Dave is a successful business owner who started in syndication and has done all kinds of different real estate deals including … you guessed it … self-storage.
And boy does Dave have stories to tell.
Dave first got interested in self-storage about 20 years ago. He delivered modular buildings from his family business to a dealer who had a self-storage business.
“I would ask him questions about how this works, and he told me it was the easiest way to make money ever,” Dave says.
Pros, cons, and strategy
When you invest in self-storage, who are your tenants?
Dave says he has seen a flow of people moving to the apartment space.
When you move from a home to an apartment, you don’t have as much space for storage … most apartments don’t have a backyard shed.
People feel comfortable keeping their stuff in self-storage spaces … many facilities are guarded, gated, and secure … some are even climate-controlled. Some keep their stuff in storage for a very long time.
Dave says many people enter into self-storage planning to use it short term … but the pain from the monthly fee isn’t great enough to spur action to move the stuff out immediately.
Some tenants move stuff in thinking it will be there for three to six months … and end up being a tenant for three to six years.
Dave shares that another big benefit of self-storage is that tenant-landlord law is a lot different.
When you’re dealing with boxes instead of people, everything becomes a lot easier.
“The government isn’t as concerned about how our boxes get treated as how people get treated,” Dave says.
But like any investment, self-storage does have its downsides.
One of those is size and scale.
Most self-storage facilities tend to be bigger. Smaller sites do exist, but they are much rarer. Dave says he typically goes after sites with 400 to500 units.
Sometimes, Dave and his partners buy an existing facility and then expand it to add more units or add climate-controlled units to up the value and cash flow of the property.
This strategy takes time and additional money … but it can pay off well.
The process of taking an existing property and turning it into an attractive storage facility usually takes about a year.
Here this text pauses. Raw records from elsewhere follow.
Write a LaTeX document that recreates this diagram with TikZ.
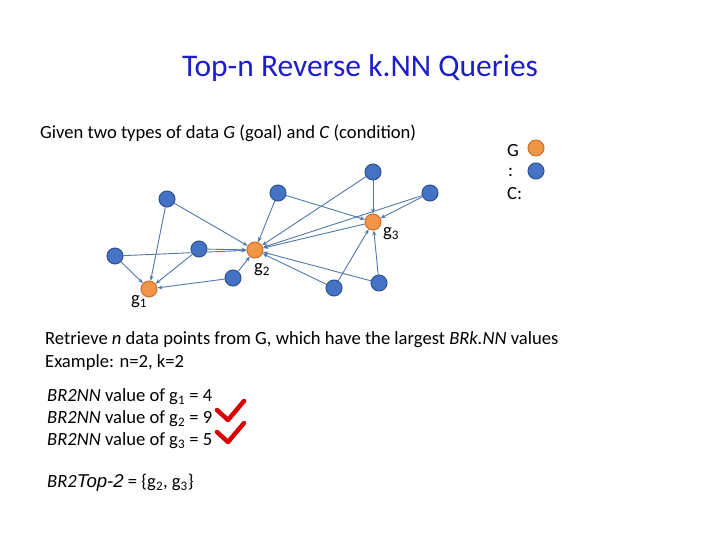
\documentclass[tikz,border=0pt]{standalone}
\usepackage{fontspec}
\setmainfont{Carlito}
\newfontfamily\arialf{Liberation Sans}
\usetikzlibrary{arrows.meta}
\definecolor{edge}{RGB}{80,120,170}
\definecolor{cfill}{RGB}{68,114,196}
\definecolor{cdraw}{RGB}{47,82,143}
\definecolor{gfill}{RGB}{240,150,70}
\definecolor{gdraw}{RGB}{200,110,50}
\definecolor{ttl}{RGB}{30,30,200}
\tikzset{
 cn/.style={circle,fill=cfill,draw=cdraw,line width=1pt,minimum size=16pt,inner sep=0pt},
 gn/.style={circle,fill=gfill,draw=gdraw,line width=1pt,minimum size=16pt,inner sep=0pt},
 e/.style={draw=edge,line width=0.9pt,-{Stealth[length=5pt,width=4pt]}},
 txt/.style={anchor=west,inner sep=0pt,font=\fontsize{18.6}{22}\selectfont},
 chk/.style={red!85!black,line width=4.5pt,line cap=round,line join=round}
}
\begin{document}
\begin{tikzpicture}[x=1pt,y=-1pt]
\useasboundingbox (0,0) rectangle (720,540);
\node[font=\fontsize{31.5}{36}\selectfont,text=ttl] (title) at (360,68) {Top-n Reverse k.NN Queries};
\node[txt] (given) at (40,133) {Given two types of data \textit{G} (goal) and \textit{C} (condition)};
% nodes
\node[cn] (c1) at (167,199) {};
\node[cn] (c2) at (278,193) {};
\node[cn] (c3) at (373,172) {};
\node[cn] (c4) at (430,193) {};
\node[cn] (c5) at (115,256) {};
\node[cn] (c6) at (199,249) {};
\node[cn] (c7) at (233,278) {};
\node[cn] (c8) at (334,288) {};
\node[cn] (c9) at (379,283) {};
\node[gn] (g1) at (149,289) {};
\node[gn] (g2) at (255,250) {};
\node[gn] (g3) at (373,222) {};
\foreach \a/\b in {c1/g1,c1/g2,c5/g1,c5/g2,c6/g2,c6/g1,c7/g1,c7/g2,c2/g2,c2/g3,c3/g2,c3/g3,c4/g2,c4/g3,g3/g2,c8/g2,c8/g3,c9/g2,c9/g3}
  \draw[e] (\a) -- (\b);
\node[txt] (lg1) at (131,302) {g\textsubscript{1}};
\node[txt] (lg2) at (254,270) {g\textsubscript{2}};
\node[txt] (lg3) at (383,234) {g\textsubscript{3}};
% legend
\node[gn] (legG) at (536,148) {};
\node[cn] (legC) at (536,171) {};
\node[txt] (tG) at (507,151) {G};
\node[txt] (tcol) at (508,172) {:};
\node[txt] (tC) at (507,194) {C:};
% text
\node[txt] (r1) at (45,340) {Retrieve \textit{n} data points from G, which have the largest \textit{BRk.NN} values};
\node[txt] (r2) at (45,363) {Example: n=2, k=2};
\node[txt] (b1) at (47,397) {\textit{BR2NN} value of g\textsubscript{1} = 4};
\node[txt] (b2) at (47,419) {\textit{BR2NN} value of g\textsubscript{2} = 9};
\node[txt] (b3) at (47,441) {\textit{BR2NN} value of g\textsubscript{3} = 5};
\node[txt] (top) at (47,483) {\textit{BR2}{\arialf\itshape Top-2} = \{g\textsubscript{2}, g\textsubscript{3}\}};
\draw[chk] (217,410) -- (228,420) -- (244,401);
\draw[chk] (217,432) -- (228,442) -- (244,423);
\end{tikzpicture}
\end{document}
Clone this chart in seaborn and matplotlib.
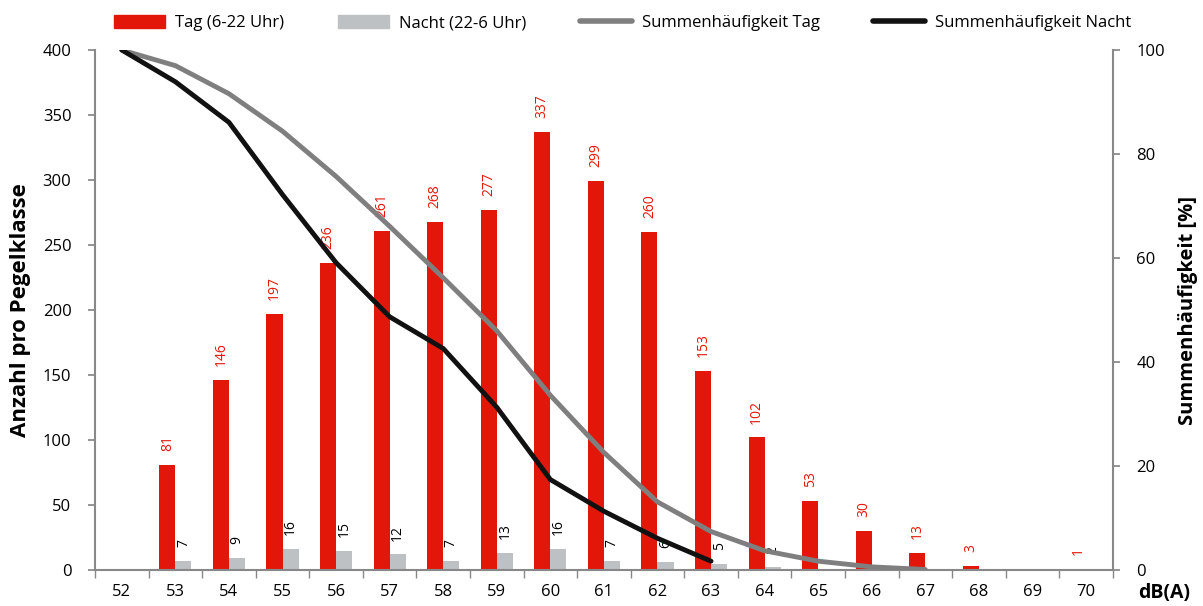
import pandas as pd
import seaborn as sns
import matplotlib.pyplot as plt
from matplotlib.patches import Patch
from matplotlib.lines import Line2D

# Daten
pegel = [52, 53, 54, 55, 56, 57, 58, 59, 60, 61, 62, 63, 64, 65, 66, 67, 68, 69, 70]
tag = [0, 81, 146, 197, 236, 261, 268, 277, 337, 299, 260, 153, 102, 53, 30, 13, 3, 0, 1]
nacht = [0, 7, 9, 16, 15, 12, 7, 13, 16, 7, 6, 5, 2, 0, 0, 0, 0, 0, 0]
summe_tag = [100, 97.0, 91.6, 84.4, 75.7, 66.1, 56.2, 46.0, 33.6, 22.6, 13.1, 7.4, 3.7, 1.7, 0.6, 0.1]
summe_nacht = [100, 93.9, 86.1, 72.2, 59.1, 48.7, 42.6, 31.3, 17.4, 11.3, 6.1, 1.7]

rot = '#e2170a'
grau_balken = '#bdc1c3'
grau_linie = '#7f7f7f'
schwarz = '#111111'

sns.set_theme(style='white')
plt.rcParams['font.family'] = ['Open Sans', 'DejaVu Sans']
plt.rcParams['text.color'] = 'black'
plt.rcParams['axes.labelcolor'] = 'black'
plt.rcParams['xtick.color'] = 'black'
plt.rcParams['ytick.color'] = 'black'

df = pd.DataFrame({
    'pegel': [str(p) for p in pegel] * 2,
    'anzahl': tag + nacht,
    'art': ['Tag (6-22 Uhr)'] * len(tag) + ['Nacht (22-6 Uhr)'] * len(nacht),
})

fig = plt.figure(figsize=(12.03, 6.06), dpi=100)
ax = fig.add_axes([0.079, 0.0594, 0.846, 0.858])

sns.barplot(
    data=df, x='pegel', y='anzahl', hue='art',
    palette=[rot, grau_balken], width=0.6, saturation=1,
    linewidth=0, legend=False, ax=ax
)

# Beschriftung der Balken
for cont, werte, farbe in zip(ax.containers, [tag, nacht], [rot, 'black']):
    ax.bar_label(
        cont, labels=[str(v) if v > 0 else '' for v in werte],
        rotation=90, padding=10, fontsize=10, color=farbe
    )

ax.set_xlim(-0.5, len(pegel) - 0.5)
ax.set_ylim(0, 400)
ax.set_yticks(range(0, 401, 50))
ax.set_xticks(range(len(pegel)))
ax.set_xticklabels([str(p) for p in pegel])
ax.set_xticks([i - 0.5 for i in range(len(pegel) + 1)], minor=True)
ax.tick_params(axis='x', which='major', length=0, labelsize=12, pad=10)
ax.tick_params(axis='x', which='minor', length=6, color='#888888', direction='out', bottom=True)
ax.tick_params(axis='y', length=5, color='#888888', labelsize=12, direction='out', left=True, pad=12)
ax.set_xlabel('')
ax.set_ylabel('Anzahl pro Pegelklasse', fontsize=16, fontweight='bold', labelpad=8)
for s in ['top', 'right']:
    ax.spines[s].set_visible(False)
for s in ['left', 'bottom']:
    ax.spines[s].set_color('#888888')
    ax.spines[s].set_linewidth(1.5)

# Summenhäufigkeit
ax2 = ax.twinx()
sns.lineplot(x=list(range(len(summe_tag))), y=summe_tag, color=grau_linie, linewidth=3.5, ax=ax2)
sns.lineplot(x=list(range(len(summe_nacht))), y=summe_nacht, color=schwarz, linewidth=3.5, ax=ax2)
ax2.set_ylim(0, 100)
ax2.set_yticks(range(0, 101, 20))
ax2.tick_params(axis='y', length=5, color='#888888', labelsize=12, direction='out', right=True, pad=12)
ax2.set_ylabel('Summenhäufigkeit [%]', fontsize=14.5, fontweight='bold', labelpad=9)
for s in ['top', 'left', 'bottom']:
    ax2.spines[s].set_visible(False)
ax2.spines['right'].set_color('#888888')
ax2.spines['right'].set_linewidth(1.5)

fig.text(0.968, 0.022, 'dB(A)', fontsize=14, fontweight='bold', ha='center', va='center')

# Legende
handles = [
    Patch(color=rot, label='Tag (6-22 Uhr)'),
    Patch(color=grau_balken, label='Nacht (22-6 Uhr)'),
    Line2D([], [], color=grau_linie, linewidth=4, solid_capstyle='round', label='Summenhäufigkeit Tag'),
    Line2D([], [], color=schwarz, linewidth=4, solid_capstyle='round', label='Summenhäufigkeit Nacht'),
]
fig.legend(
    handles=handles, loc='upper left', bbox_to_anchor=(0.082, 1.0), ncol=4,
    frameon=False, fontsize=12, handlelength=3.1, handleheight=0.8,
    columnspacing=3.2, handletextpad=0.6
)

plt.savefig('out.png', dpi=100)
“It depends on the market and the time that it takes to get permits, but typically we can go in and 12 months later have a certificate of occupancy, and we’re in business,” Dave says.
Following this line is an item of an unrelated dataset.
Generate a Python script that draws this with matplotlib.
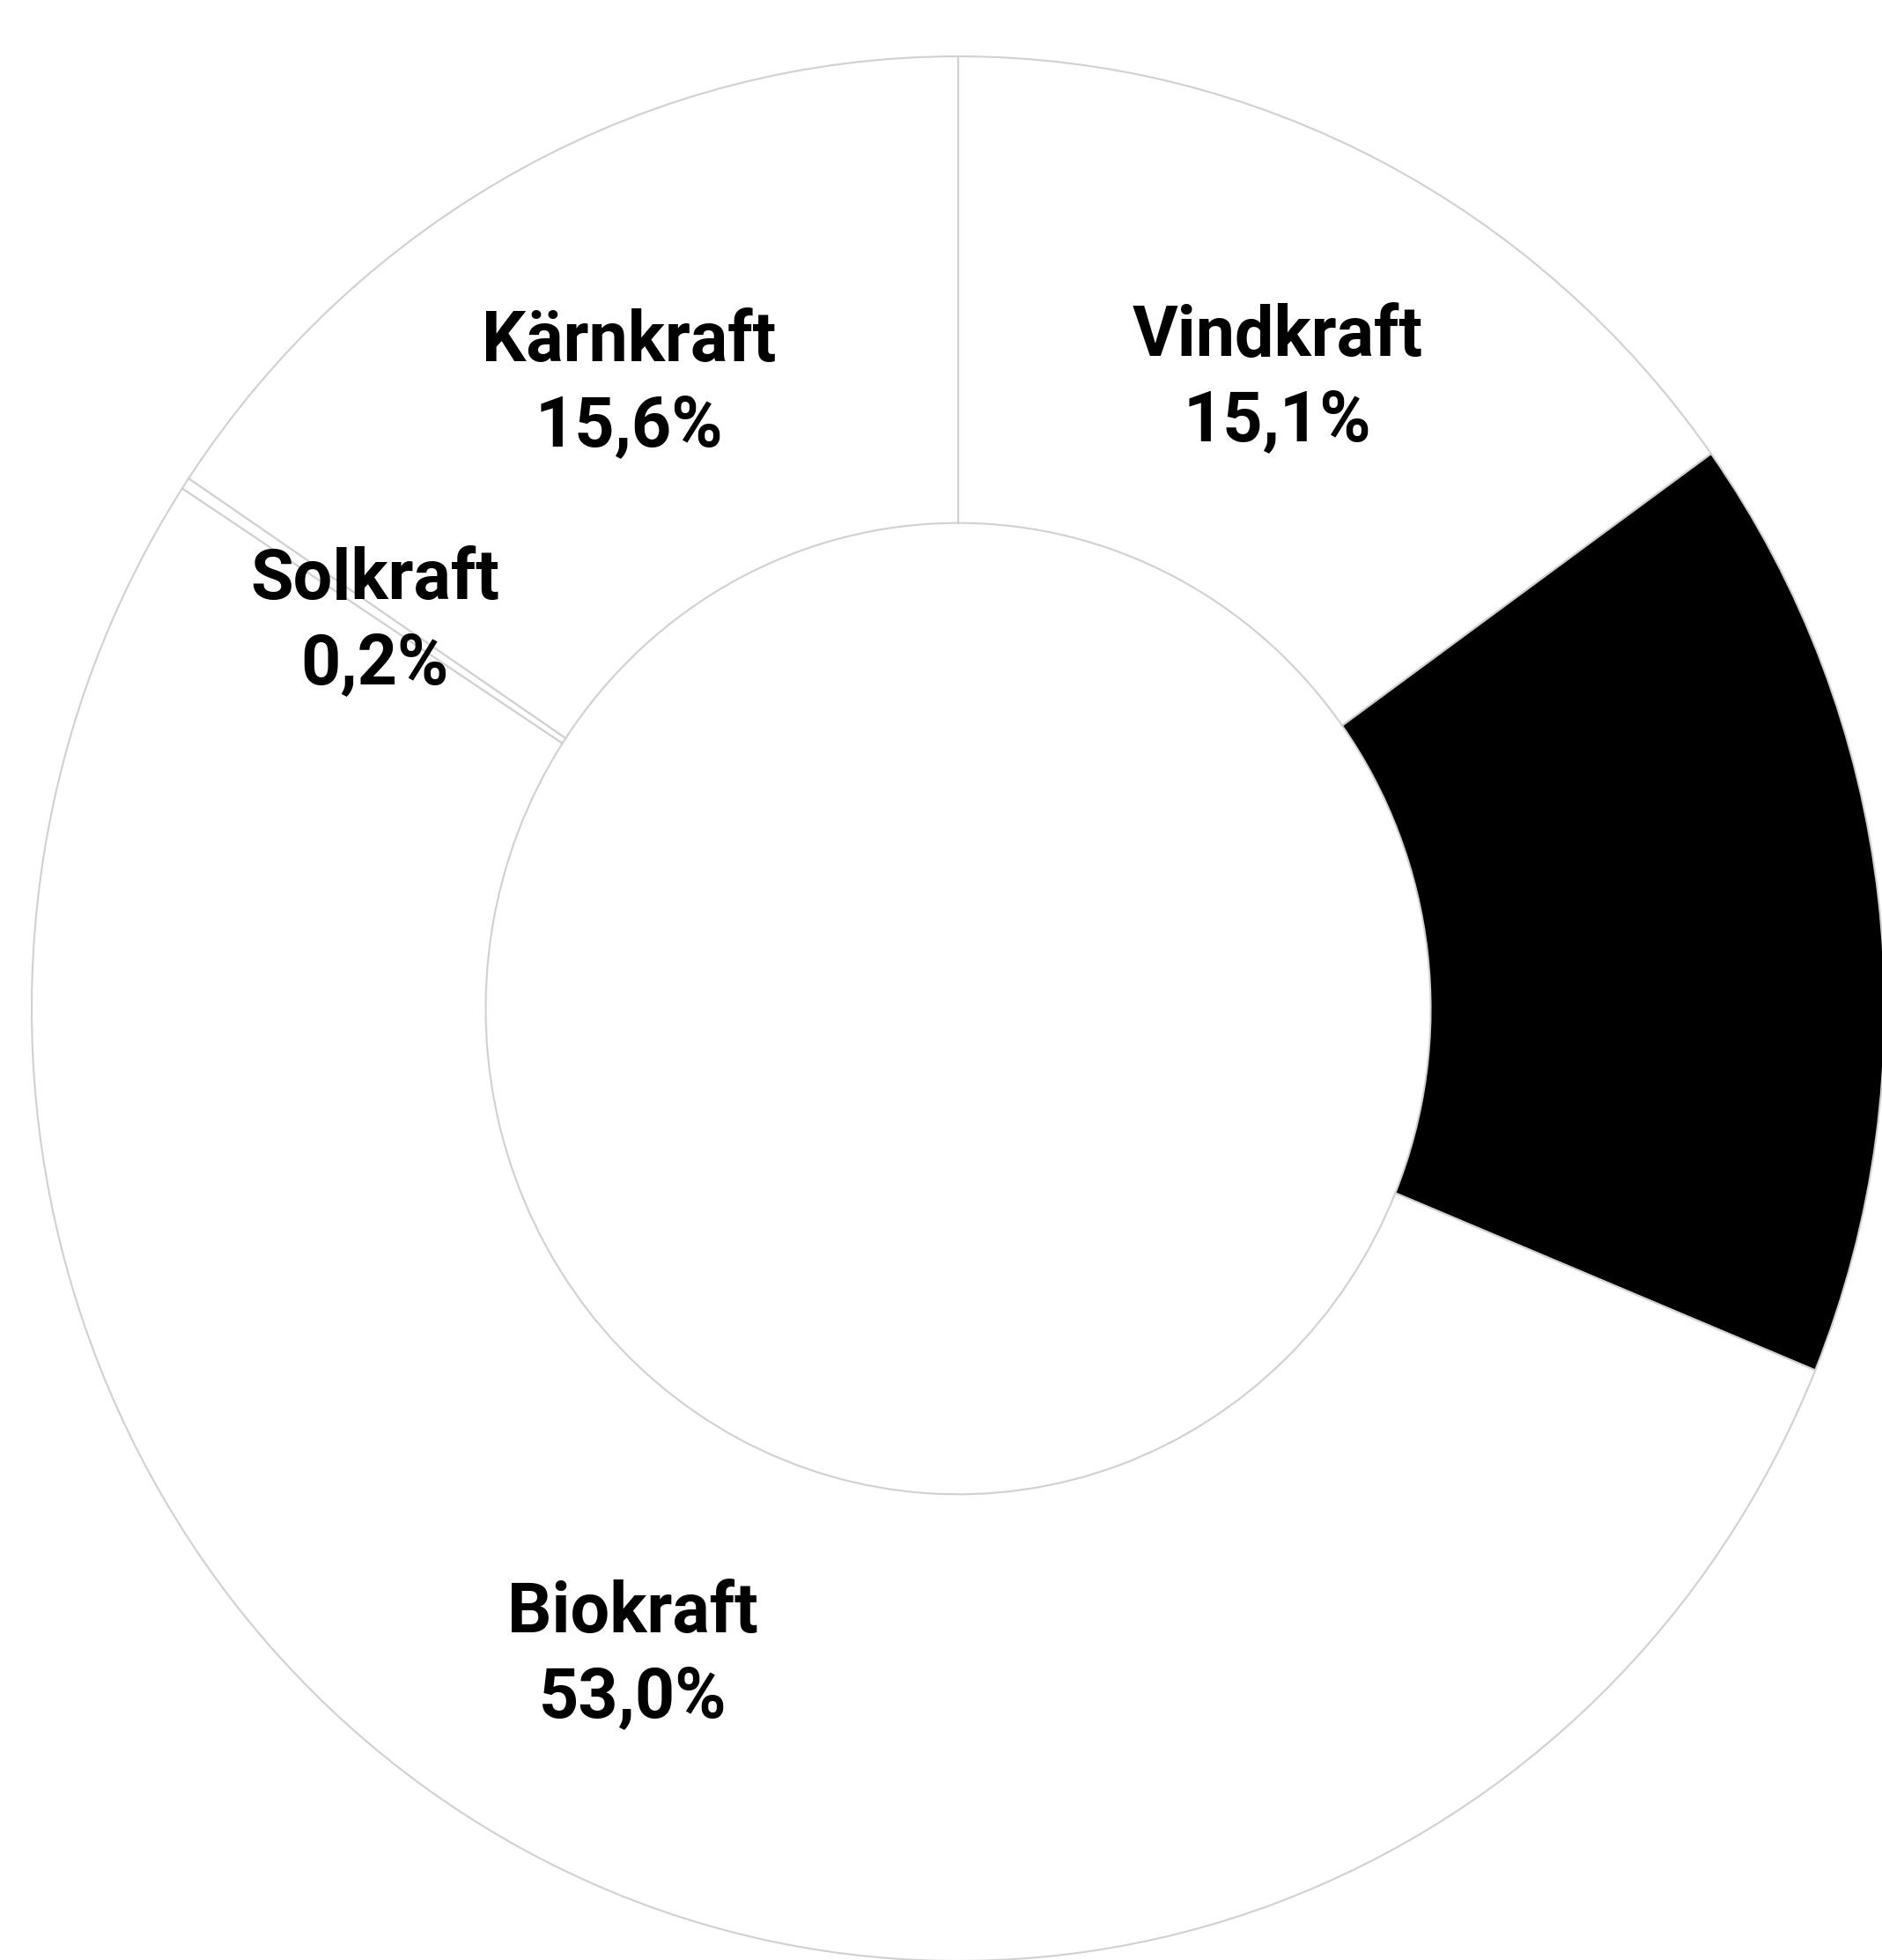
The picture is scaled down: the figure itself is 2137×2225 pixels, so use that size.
import matplotlib
matplotlib.use("Agg")
import matplotlib.pyplot as plt
import matplotlib.transforms as mtransforms
import numpy as np

# Data (clockwise from 12 o'clock)
categories = ["Vindkraft", "Vattenkraft", "Biokraft", "Solkraft", "Kärnkraft"]
values = [15.1, 16.1, 53.0, 0.2, 15.6]
value_labels = ["15,1%", "16,1%", "53,0%", "0,2%", "15,6%"]
show_label = [True, False, True, True, True]
colors = ["#ffffff", "#000000", "#ffffff", "#ffffff", "#ffffff"]

plt.rcParams['font.family'] = ['Roboto', 'DejaVu Sans']

W, H = 2137, 2225
fig = plt.figure(figsize=(W / 100, H / 100), dpi=100)
# donut slightly stretched vertically (as in the reference)
ax = fig.add_axes([36 / W, -1 / H, 2104 / W, 2162 / H])

wedges, _ = ax.pie(values, colors=colors, startangle=90, counterclock=False,
                   radius=1.0,
                   wedgeprops=dict(width=0.49, edgecolor="#d0d0d0", linewidth=1.5))

shift = mtransforms.ScaledTranslation(0, -12 / 100, fig.dpi_scale_trans)
for w, cat, lab, show in zip(wedges, categories, value_labels, show_label):
    if not show:
        continue
    ang = np.deg2rad((w.theta1 + w.theta2) / 2)
    r = 0.755
    ax.text(r * np.cos(ang), r * np.sin(ang), f"{cat}\n{lab}",
            ha="center", va="center", fontsize=57, fontweight="bold",
            color="black", linespacing=1.36,
            transform=ax.transData + shift)

ax.set_aspect("auto")
ax.set_xlim(-1, 1)
ax.set_ylim(-1, 1)
ax.axis("off")

fig.savefig("out.png", dpi=100, facecolor="white")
Making the most of the market
Are there markets that make more sense for self-storage than others?
Dave says he and his partners focus on secondary and tertiary markets. Right now, they really like the Southeast.
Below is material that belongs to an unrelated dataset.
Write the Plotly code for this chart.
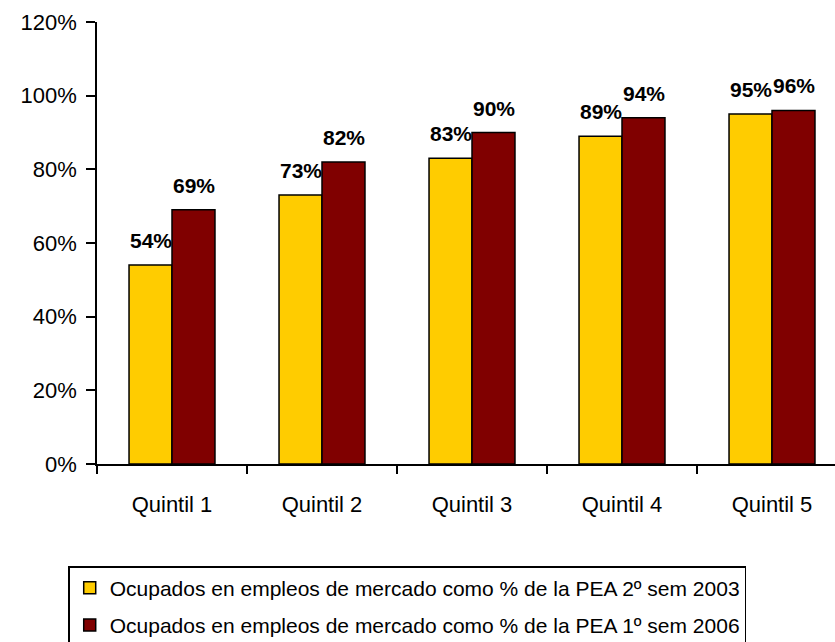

“We’re in places like Tennessee, Alabama, and Florida, because that’s where the growth is going,” Dave says.
Boosting your occupancy means boosting your income.
Dave says that when it comes to self-storage, 100 percent occupancy isn’t a good thing … that means your rent is too low.
If you’re in the 85 percent occupancy range, on the other hand … you’re doing really well.
Historically, self-storage has been a very recession-resistant asset class. It handles disruption very well.
Looking back on 2008, 2009, and 2010, self-storage as an asset class outperformed any other commercial real estate asset class.
Dave says he feels like we are at a high point in the cycle … which means we’re due for a recession. Self-storage may be a good asset class over the next several years.
“Think about it. If I have to move or lose my job, I don’t want to get rid of my stuff. I’ll store it for a couple of years instead,” Dave says.
Learn more, earn more
If you think self-storage may be the asset class for you, you need to find a team.
“I would say that 50 percent of the success of self-storage is based on your operator and your management team,” Dave says.
When you have someone who is going to be in charge of the investment, you want to make sure that this type of investment is something they have done.
Your operator and management team should be so dedicated to self-storage that they are unconsciously competent.
Like any investment … relationships matter. Find someone who knows more than you do and get educated.
There’s always more to learn … and more money to be made.